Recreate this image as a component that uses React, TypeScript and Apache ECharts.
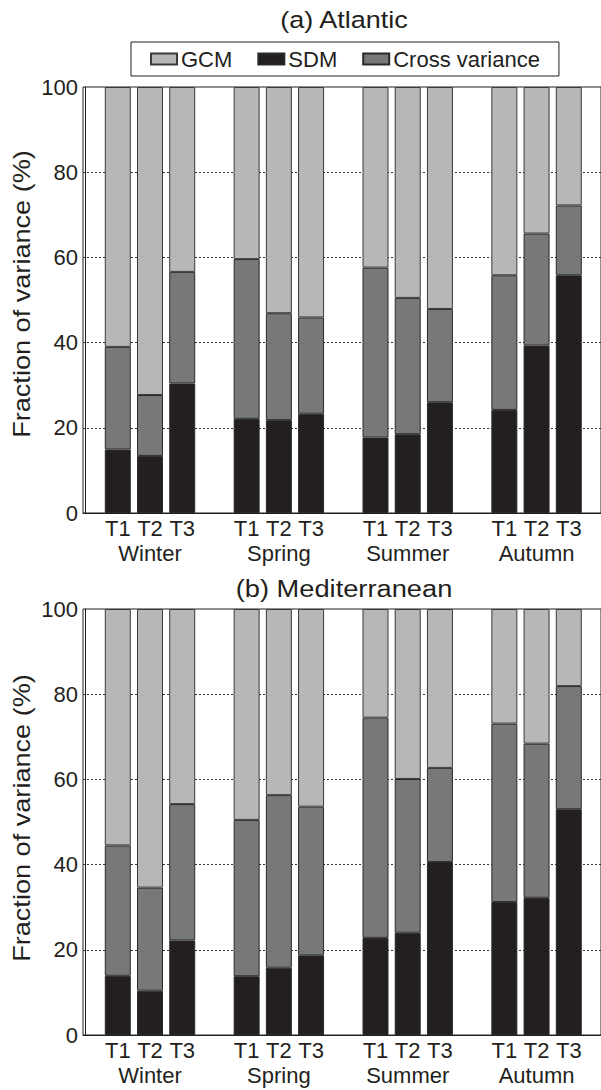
import React, { useEffect, useRef } from "react";
import * as echarts from "echarts";

const positions = [1, 2, 3, 5, 6, 7, 9, 10, 11, 13, 14, 15];
const periodLabels = ["T1", "T2", "T3", "T1", "T2", "T3", "T1", "T2", "T3", "T1", "T2", "T3"];
const seasonPositions = [2, 6, 10, 14];
const seasons = ["Winter", "Spring", "Summer", "Autumn"];

const atlSDM = [14.9, 13.4, 30.4, 22.1, 21.8, 23.3, 17.7, 18.5, 26.0, 24.2, 39.3, 55.8];
const atlCross = [24.1, 14.3, 26.2, 37.5, 25.1, 22.6, 39.9, 32.0, 21.9, 31.6, 26.3, 16.4];
const atlGCM = [61.0, 72.3, 43.4, 40.4, 53.1, 54.1, 42.4, 49.5, 52.1, 44.2, 34.4, 27.8];

const medSDM = [13.9, 10.4, 22.2, 13.8, 15.8, 18.7, 22.8, 24.0, 40.6, 31.2, 32.2, 53.0];
const medCross = [30.6, 24.2, 32.0, 36.7, 40.5, 34.9, 51.7, 36.1, 22.1, 41.9, 36.2, 28.9];
const medGCM = [55.5, 65.4, 45.8, 49.5, 43.7, 46.4, 25.5, 39.9, 37.3, 26.9, 31.6, 18.1];

const yTicks = [0, 20, 40, 60, 80, 100];
const titles = ["(a) Atlantic", "(b) Mediterranean"];
const yName = "Fraction of variance (%)";

const FONT = "'Liberation Sans', Arial, Helvetica, sans-serif";
const INK = "#231f20";
const COLORS = { GCM: "#b6b7b9", SDM: "#231f20", Cross: "#77787a" };

export default function App() {
  const ref = useRef<HTMLDivElement>(null);
  useEffect(() => {
    if (!ref.current) return;
    const chart = echarts.init(ref.current, undefined, { renderer: "svg" });
    const grids = [
      { left: 83, top: 87, height: 426, right: -4 },
      { left: 83, top: 609, height: 426, right: -4 },
    ];
    // value first, position second (encode maps them), so stacking runs on the value dimension
    const mk = (vals: number[]) => positions.map((x, i) => [vals[i], x]);
    const panels = [
      { sdm: atlSDM, cross: atlCross, gcm: atlGCM },
      { sdm: medSDM, cross: medCross, gcm: medGCM },
    ];
    const series: any[] = [];
    panels.forEach((p, gi) => {
      const common = {
        type: "bar",
        stack: "s" + gi,
        xAxisIndex: gi * 2,
        yAxisIndex: gi,
        barWidth: 26,
        encode: { x: 1, y: 0 },
      };
      series.push({ ...common, name: "SDM", data: mk(p.sdm), itemStyle: { color: COLORS.SDM, borderColor: "#2a2a2a", borderWidth: 1 } });
      series.push({ ...common, name: "Cross variance", data: mk(p.cross), itemStyle: { color: COLORS.Cross, borderColor: "#2a2a2a", borderWidth: 1 } });
      series.push({ ...common, name: "GCM", data: mk(p.gcm), itemStyle: { color: COLORS.GCM, borderColor: "#3a3a3a", borderWidth: 1 } });
    });
    const xAxes: any[] = [];
    grids.forEach((_, gi) => {
      xAxes.push({
        type: "value",
        gridIndex: gi,
        min: -0.08,
        max: 16,
        splitLine: { show: false },
        axisTick: { show: false },
        axisLine: { show: true, onZero: false, lineStyle: { color: INK, width: 1 } },
        axisLabel: {
          customValues: positions,
          formatter: (v: number) => periodLabels[positions.indexOf(Math.round(v))] || "",
          showMinLabel: true,
          showMaxLabel: true,
          hideOverlap: false,
          fontFamily: FONT,
          fontSize: 22,
          color: INK,
          margin: 4,
        },
      });
      xAxes.push({
        type: "value",
        gridIndex: gi,
        position: "bottom",
        min: -0.08,
        max: 16,
        splitLine: { show: false },
        axisTick: { show: false },
        axisLine: { show: false },
        axisLabel: {
          customValues: seasonPositions,
          formatter: (v: number) => seasons[seasonPositions.indexOf(Math.round(v))] || "",
          showMinLabel: true,
          showMaxLabel: true,
          hideOverlap: false,
          fontFamily: FONT,
          fontSize: 22,
          color: INK,
          margin: 29,
        },
      });
    });
    const yAxes = grids.map((_, gi) => ({
      type: "value",
      gridIndex: gi,
      min: 0,
      max: 100,
      interval: 20,
      axisTick: { show: false },
      axisLine: { show: true, lineStyle: { color: INK, width: 1 } },
      axisLabel: {
        customValues: yTicks,
        fontFamily: FONT,
        fontSize: 22,
        color: INK,
        margin: 5,
      },
      splitLine: {
        show: true,
        showMinLine: false,
        showMaxLine: false,
        lineStyle: { color: "#333", type: [2, 2], width: 1 },
      },
    }));
    const textEl = (text: string, x: number, y: number, size: number, sx: number, rot = 0) => ({
      type: "text",
      x,
      y,
      rotation: rot,
      scaleX: sx,
      style: { text, font: `${size}px ${FONT}`, fill: INK, align: "center", verticalAlign: "middle" },
    });
    chart.setOption({
      animation: false,
      grid: grids.map((g) => ({ ...g, show: true, borderColor: INK, borderWidth: 1, backgroundColor: "transparent" })),
      legend: {
        data: ["GCM", "SDM", "Cross variance"],
        left: 131,
        top: 42,
        orient: "horizontal",
        padding: [6, 19],
        itemGap: 25,
        itemWidth: 26,
        itemHeight: 11,
        icon: "rect",
        borderColor: INK,
        borderWidth: 1,
        textStyle: { fontFamily: FONT, fontSize: 22, color: INK, padding: [0, 0, 0, -1] },
        selectedMode: false,
      },
      xAxis: xAxes,
      yAxis: yAxes,
      series,
      graphic: [
        textEl(titles[0], 344, 20, 23.5, 1.15),
        textEl(titles[1], 344, 589, 23.5, 1.16),
        textEl(yName, 22, 294, 24, 1.13, Math.PI / 2),
        textEl(yName, 22, 818, 24, 1.13, Math.PI / 2),
      ],
    });
    return () => chart.dispose();
  }, []);
  return (
    <div
      ref={ref}
      style={{ position: "absolute", left: 0, top: 0, width: 601, height: 1090, background: "#fff" }}
    />
  );
}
--
### Task requirements
Leave out any pictures, please, and quote only the lines from the top of the data through the line that contains "import * as".

### Complete output
Recreate this image as a component that uses React, TypeScript and Apache ECharts.
import React, { useEffect, useRef } from "react";
import * as echarts from "echarts";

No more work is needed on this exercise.